4) Not getting carried away on visual appeal and focus on Speed
When developing the reporting layer of a data warehouse, the design should focus on ease of use and speedy action Although business users tend to be swayed by fancy charts and reports, do not succumb to the temptation of sacrificing speed at the altar of beautification. Indeed, in the course of data warehouse project implementation, IT teams have noted that speedy response time in report generation is of prime importance for the BI system to gain popularity amongst users. To give a comparison, if a simple report takes a couple of seconds to load, the chart may take three minutes. Speed should therefore be given priority over visual appeal when designing data warehouse process.

5) Clarity on data quality prior to finalization of data warehouse design
A large amount of aggregation takes place at the data mart level. The data warehouse is the source of data, and the data contained therein should be clean and accurate.

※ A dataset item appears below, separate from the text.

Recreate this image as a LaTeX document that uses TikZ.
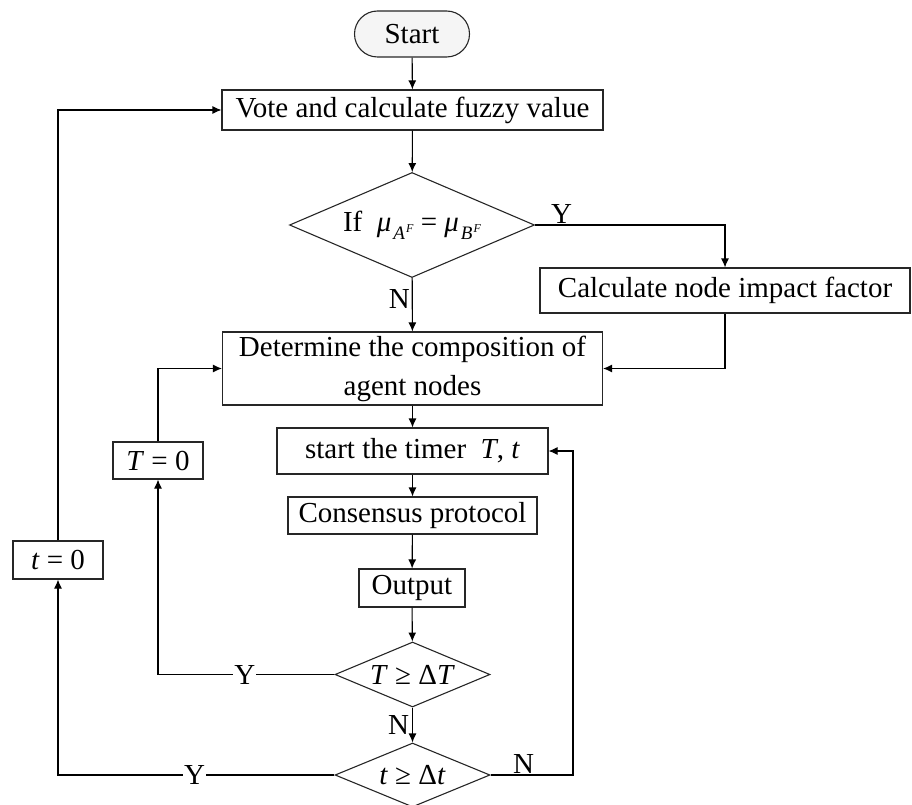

If not, the output from the system is likely to show discrepancies, and the data warehouse design as well as process, is unfairly thought of as the culprit.
Rather, active monitoring of dimensional data should be incorporated right at the data warehouse design stage. Quality control is governed by usage too, and the business could point out faults that the technology may forego; hence, the data warehouse design must provide for strong data governance processes in order to maintain clean data.

6) Not considering Data warehousing only as an IT initiative.
Focusing on data warehouse implementation as a pure IT project can amount to diluting its essence. Ideally, the benefits of a data warehouse design and process have to be quantified; if not as monetary returns on investments, then at least in terms of growth in business (defined by key performance indicators). This growth can be viewed and measured in terms of increased usage of the BI system and efficient data management, leading to smoother operations, and increased efficiency for top-level management.
It must be understood that discrepancies usually creep in at transactional data levels. For instance, consider a bank customer whose transaction details are captured correctly, but whose mobile number on record is incorrect. A change in the mobile number could have occurred subsequent to recording the original form. This example relates to dimensional data. In such cases, it may not be feasible to stop the data warehouse process and cleanse the data.